Anyway, now we know that conditional on observed $z_i$ and $\mu$, missing value $y_i$ has a $N(0,1)$ distribution.

Next step, we need to calculate the expected value of log likelihood of complete (or augmented) likelihood function conditional on an initially guessed $\mu_0$ and observed values $z_i$. i.e $E[logL^c(\mu|z,Y)|\mu_0,z]$

Further we can write this expectation as

$E\left \{-\frac{1}{2}[\sum_{i=1}^{n}(z_i-\mu)^2 +\sum_{i=1}^ny_{i}^2]|\mu_0,z\right \}$

Since $Z_i$ are all observed value.
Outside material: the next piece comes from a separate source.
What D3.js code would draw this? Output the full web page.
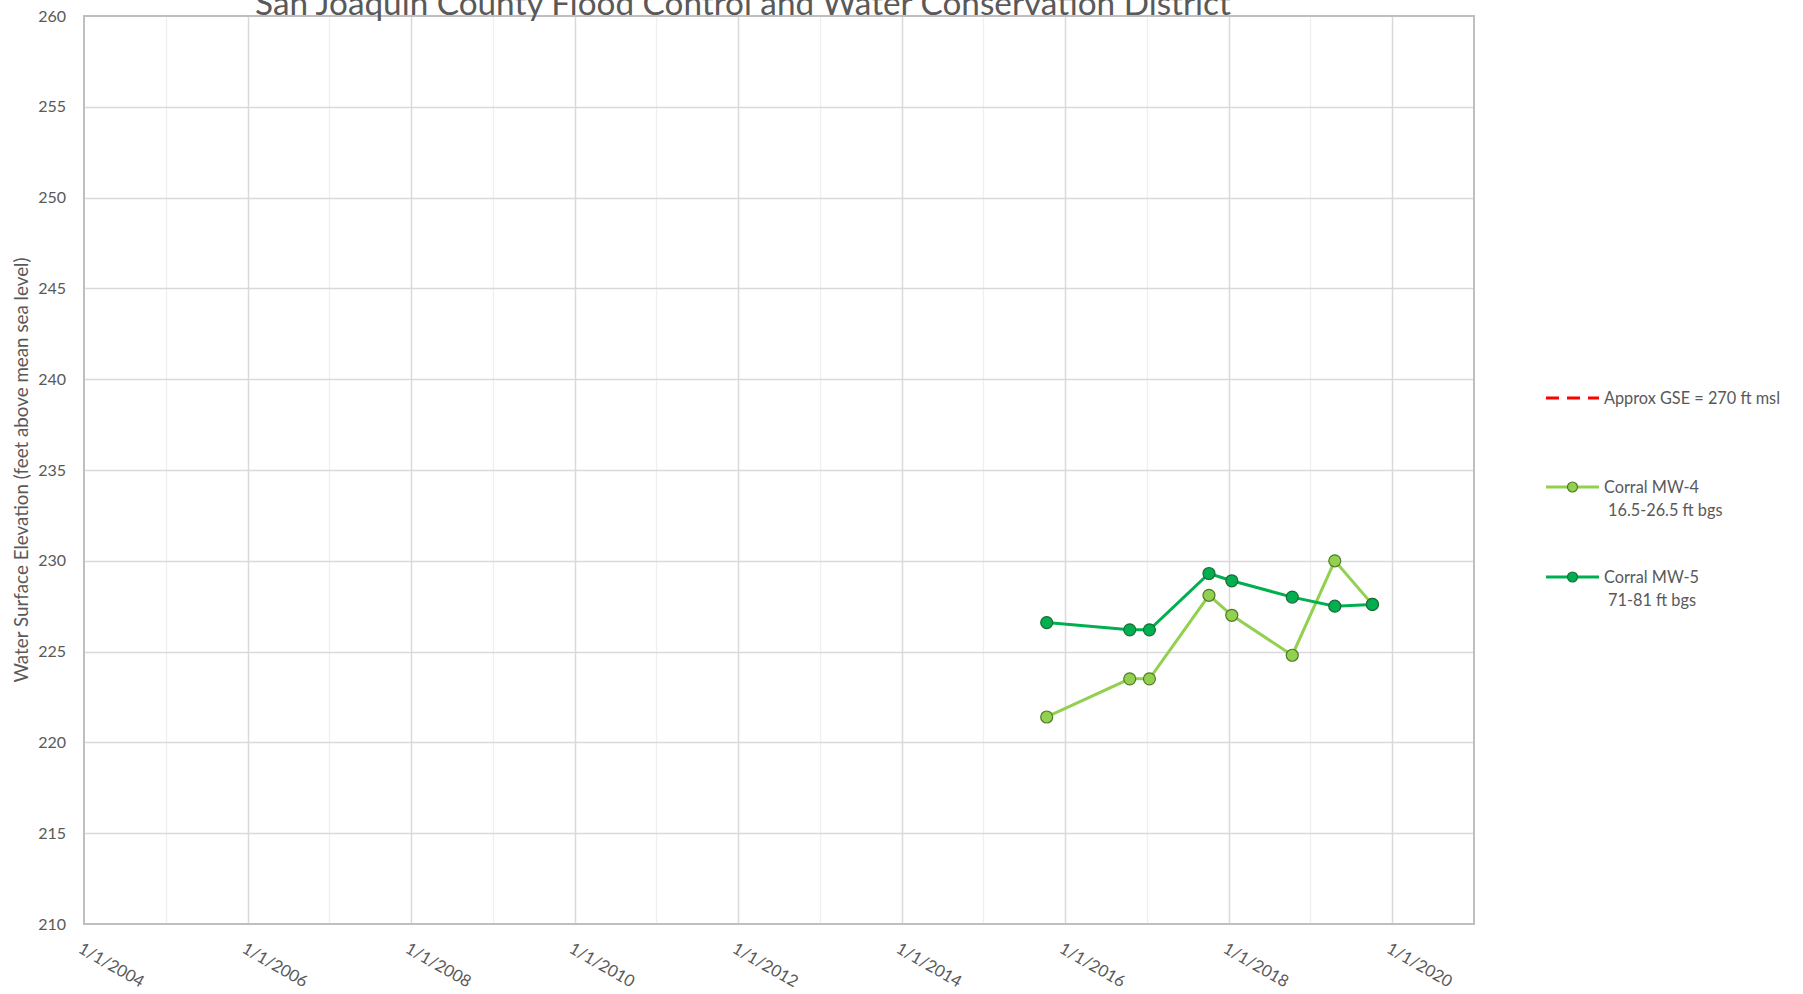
<!DOCTYPE html>
<head>
  <meta charset="utf-8">
  <script src="https://cdnjs.cloudflare.com/ajax/libs/d3/7.8.5/d3.min.js"></script>
  <style>
    body { margin:0; background:#fff; overflow:hidden; }
    svg { display:block; }
    text { font-family: Lato, "Open Sans", sans-serif; fill:#595959; }
  </style>
</head>

<body>
  <script>
    // hydrograph data
    var sampleDates = ["2015-10-11", "2016-10-16", "2017-01-12", "2017-10-05", "2018-01-15", "2018-10-12", "2019-04-20", "2019-10-05"];
    var mw4Values = [221.4, 223.5, 223.5, 228.1, 227.0, 224.8, 230.0, 227.6];
    var mw5Values = [226.6, 226.2, 226.2, 229.3, 228.9, 228.0, 227.5, 227.6];
    var gseValue = 270;

    var seriesNames = ["Approx GSE = 270 ft msl", "Corral MW-4", "Corral MW-5"];
    var seriesSubLabels = ["", "16.5-26.5 ft bgs", "71-81 ft bgs"];
    var yTicks = [210, 215, 220, 225, 230, 235, 240, 245, 250, 255, 260];
    var xTickYears = [2004, 2006, 2008, 2010, 2012, 2014, 2016, 2018, 2020];
    var minorYears = [2005, 2007, 2009, 2011, 2013, 2015, 2017, 2019];

    var chartTitle = "San Joaquin County Flood Control and Water Conservation District";
    var yTitle = "Water Surface Elevation (feet above mean sea level)";

    var W = 1803, H = 994;
    var margin = {top: 16, left: 84, right: 329, bottom: 70};
    var width = W - margin.left - margin.right;
    var height = H - margin.top - margin.bottom;

    var parse = d3.timeParse("%Y-%m-%d");
    var fmt = d3.timeFormat("%-m/%-d/%Y");

    var svg = d3.select("body").append("svg")
      .attr("width", W)
      .attr("height", H);

    var g = svg.append("g")
      .attr("transform", "translate(" + margin.left + "," + margin.top + ")");

    var x = d3.scaleTime()
      .domain([new Date(2004, 0, 1), new Date(2021, 0, 1)])
      .range([0, width]);
    var y = d3.scaleLinear()
      .domain([210, 260])
      .range([height, 0]);

    // minor vertical gridlines (odd years)
    g.append("g").selectAll("line").data(minorYears).enter().append("line")
      .attr("x1", function(d){ return Math.round(x(new Date(d, 0, 1))) + 0.5; })
      .attr("x2", function(d){ return Math.round(x(new Date(d, 0, 1))) + 0.5; })
      .attr("y1", 0).attr("y2", height)
      .style("stroke", "#efefef").style("stroke-width", 1.3);

    // major vertical gridlines
    g.append("g").selectAll("line").data(xTickYears.slice(1)).enter().append("line")
      .attr("x1", function(d){ return Math.round(x(new Date(d, 0, 1))) + 0.5; })
      .attr("x2", function(d){ return Math.round(x(new Date(d, 0, 1))) + 0.5; })
      .attr("y1", 0).attr("y2", height)
      .style("stroke", "#d9d9d9").style("stroke-width", 1.5);

    // horizontal gridlines
    g.append("g").selectAll("line").data(yTicks.slice(1, -1)).enter().append("line")
      .attr("x1", 0).attr("x2", width)
      .attr("y1", function(d){ return Math.round(y(d)) + 0.5; })
      .attr("y2", function(d){ return Math.round(y(d)) + 0.5; })
      .style("stroke", "#d9d9d9").style("stroke-width", 1.5);

    // plot area border
    g.append("rect")
      .attr("x", 0).attr("y", 0).attr("width", width).attr("height", height)
      .style("fill", "none").style("stroke", "#bfbfbf").style("stroke-width", 2);

    // y axis labels
    var yAxis = d3.axisLeft(y).tickValues(yTicks).tickSize(0).tickPadding(18);
    var yg = g.append("g").call(yAxis);
    yg.select(".domain").remove();
    yg.selectAll("text").style("font-size", "16px").style("fill", "#595959").style("font-family", "Lato");

    // x axis labels, rotated
    var xAxis = d3.axisBottom(x)
      .tickValues(xTickYears.map(function(yr){ return new Date(yr, 0, 1); }))
      .tickFormat(fmt).tickSize(0);
    var xg = g.append("g").attr("transform", "translate(0," + height + ")").call(xAxis);
    xg.select(".domain").remove();
    xg.selectAll("text")
      .style("font-size", "16.5px").style("fill", "#595959").style("font-family", "Lato")
      .attr("text-anchor", "start")
      .attr("y", 0).attr("dy", "0.75em").attr("x", 0)
      .attr("transform", "translate(-1,17) rotate(30)");

    var clip = svg.append("clipPath").attr("id", "plotclip").append("rect")
      .attr("width", width).attr("height", height);
    var plot = g.append("g").attr("clip-path", "url(#plotclip)");

    var line = d3.line()
      .x(function(d){ return x(d.date); })
      .y(function(d){ return y(d.value); });

    function makeSeries(values) {
      return sampleDates.map(function(s, i){ return {date: parse(s), value: values[i]}; });
    }

    var series = [
      {name: seriesNames[0], data: [{date: x.domain()[0], value: gseValue}, {date: x.domain()[1], value: gseValue}], color: "#ff0000", dash: "13,8", marker: false},
      {name: seriesNames[1], data: makeSeries(mw4Values), color: "#92d050", edge: "#4f7a28", marker: true},
      {name: seriesNames[2], data: makeSeries(mw5Values), color: "#00b050", edge: "#1b6b35", marker: true}
    ];

    series.forEach(function(s){
      plot.append("path")
        .datum(s.data)
        .attr("d", line)
        .style("fill", "none")
        .style("stroke", s.color)
        .style("stroke-width", 3)
        .style("stroke-dasharray", s.dash || null);
      if (s.marker) {
        plot.append("g").selectAll("circle").data(s.data).enter().append("circle")
          .attr("cx", function(d){ return x(d.date); })
          .attr("cy", function(d){ return y(d.value); })
          .attr("r", 6)
          .style("fill", s.color)
          .style("stroke", s.edge)
          .style("stroke-width", 1.2);
      }
    });

    // legend
    var legendY = [398, 487, 577];
    var legend = svg.append("g");
    series.forEach(function(s, i){
      var lg = legend.append("g").attr("transform", "translate(1546," + legendY[i] + ")");
      lg.append("line")
        .attr("x1", 0).attr("x2", 53).attr("y1", 0).attr("y2", 0)
        .style("stroke", s.color).style("stroke-width", 3)
        .style("stroke-dasharray", s.dash || null);
      if (s.marker) {
        lg.append("circle").attr("cx", 26.5).attr("cy", 0).attr("r", 5)
          .style("fill", s.color).style("stroke", s.edge).style("stroke-width", 1.2);
      }
      lg.append("text").attr("x", 58).attr("y", 5.5)
        .style("font-size", "16.3px")
        .text(s.name);
      if (seriesSubLabels[i]) {
        lg.append("text").attr("x", 62).attr("y", 28.5)
          .style("font-size", "16.3px")
          .text(seriesSubLabels[i]);
      }
    });

    // y axis title
    svg.append("text")
      .attr("transform", "translate(28," + (margin.top + height / 2) + ") rotate(-90)")
      .attr("text-anchor", "middle")
      .style("font-size", "18.8px")
      .text(yTitle);

    // chart title, cut off at top like the original
    svg.append("text")
      .attr("x", 743).attr("y", 15)
      .attr("text-anchor", "middle")
      .style("font-size", "33.3px")
      .text(chartTitle);
  </script>
</body>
The expected value for $-\frac{1}{2}\sum_{i=1}^{n}(z_i-\mu)^2$ is just itself. i.e we treat the first part as constant.

So, for the second part we plug in an initial guess $\mu_0$, then we can use a condition we get before, i.e conditional on $\mu$ (here is $\mu_0$) and observed $z_i$, $Y$ has a $N(0,1)$ distribution.

So, $E \left \{ -\frac{1}{2}[\sum_{i=1}^ny_i^2]|\mu_0,z\right \}=E \left \{ -\frac{1}{2}[\sum_{i=1}^n(y_i-\mu_0+\mu_0)^2]|\mu_0,z\right \}=E \left \{ -\frac{1}{2}[\sum_{i=1}^n(y_i-\mu_0)^2+2\sum_{i=1}^n(y_i-\mu_0)\mu_0+\mu_0^2]|\mu_0,z\right \}=-\frac{1}{2}(n+\mu_0^2)$

Note $E(y_i-\mu_0)^2$ is the variance of $y_i$ and $\sum_{i=1}^n(y_i-\mu_0)=0$

So the Expectation for the complete log likelihood

$E\left \{-\frac{1}{2}[\sum_{i=1}^{n}(z_i-\mu)^2 +\sum_{i=1}^ny_{i}^2]|\mu_0,z\right \}=-\frac{1}{2}[\sum_{i=1}^{n}(z_i-\mu)^2+n+\mu_0^2]$

Next take partial derivative of the expectation in term of $\mu$ and set it to zero

we get $\mu=\bar{z}$, we even don't need a initial $\mu_0$ for this case.

Anyway, I think I have not totally understand the EM algorithm yet,the solution might be totally wrong.